During the walk a notice board told me that there was once a hedge school on the laneway I was standing upon, which was run by a schoolmaster named Bourke. About a kilometre further down there was another hedge school run by a school master named Connolly. Under the Penal Laws from 1723 to 1782 all Catholic education was forbidden. However no hedge school teachers are known to have been prosecuted during this time. By the mid 1820s it's estimated that about 400,000 students had been educated in these places. They were replaced by the national school system in the 1830s. However some continued to operate up to the 1890s.
Brian Friel's famous play “Translations” is set in a hedge school which symbolises Irish culture holding out against a dominant, far-reaching colonialism. Friel was very cautious about the subject matter of his play being over nationalised by others (an easy enough mistake to fall into). He wrote: "The play has to do with language and only language. And if it becomes overwhelmed by that political element, it is lost.” In other words, he loved the Irish language and wanted to celebrate it, but he didn't want it to be politicised by others.

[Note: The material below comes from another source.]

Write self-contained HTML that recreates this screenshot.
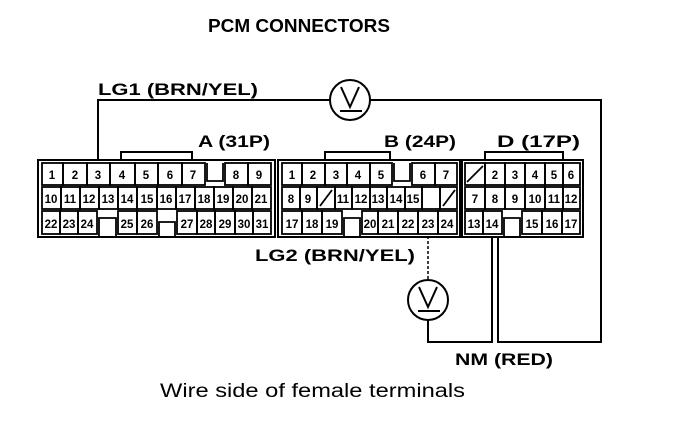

On the walk the attractive form of Sacred Heart Church in Upperchurch often catches the eye. At the end of the walk I was fortunate that a series of baptisms had just taken place and therefore the door wasn't locked. I met the PP Tony Ryan as he was exiting the church and he very kindly gave me a quick tour of the interior. It was built in the 1920s and has a lovely mosaic floor and a beautiful, high, barrel-shaped ceiling of dark oak (resembling a boat's hull). Fr Ryan told me he had walked the Camino de Santiago. I had walked it as well, in 2003, so we talked about that for a while. I undertook the last 200 miles of the Camino with my wife, mother and aunt, and the memories are very special.